Every dev marketing hire should write docs

Three reasons why every new developer marketing hire should write technical docs.

Every dev marketing hire should write docs
Photo by Markus Spiske / Unsplash

In a prior role I had the good fortune to join the company sponsoring the world's most popular open source rich text editor project.

At the time I didn't know a thing about WYSIWYG editors. Or for that matter much about HTML or CSS. I remember instantiating the editor for the first time and thinking, "wow, this is magic." The a-ha moment as marketers like to say. In truth, I still feel that way.

Yet within 3 months of start I had a better grasp of the product and the product's value to market than any of the non-engineering staff. Without exception. How did I do it? By writing developer documentation.

How writing docs expedites onboarding

The benefits of writing docs – or doing a similar technical task – are numerous for both employee and company.

  1. Your new hire will get up to speed with the core technical product extremely quickly.
  2. She will need to play around with the product to confirm that what she wrote actually works, obtaining hands-on experience in the process.
  3. She will encounter issues or have questions requiring a conversation with the engineering or product teams. Not many people don't want to help a new hire (perhaps except in toxic work cultures). It can literally break down silos before they begin.

This is especially true for product marketers. You must understand your customer's needs intimately. You must also deeply understand the product's technical features and benefits to create revenue generating value proposition.

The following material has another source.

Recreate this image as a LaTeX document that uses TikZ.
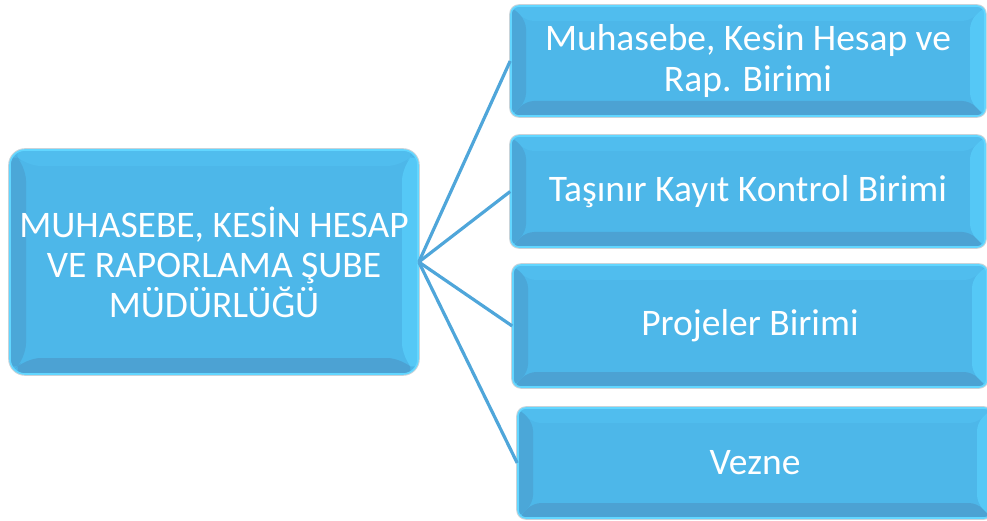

The onboarding benefits of getting new hires to write docs, technical whitepapers, etc, are numerous. Increased execution speed, product familiarity, and cross-department team engagement are only three of the benefits.

When hiring developer marketing roles, consider including technical writing tasks in the onboarding. I am certain it accelerated my technical understanding of the product and my overall value to the project.

I wrote all general reference docs except the API documentation (which was the domain of the engineering team) for the open source TinyMCE editor.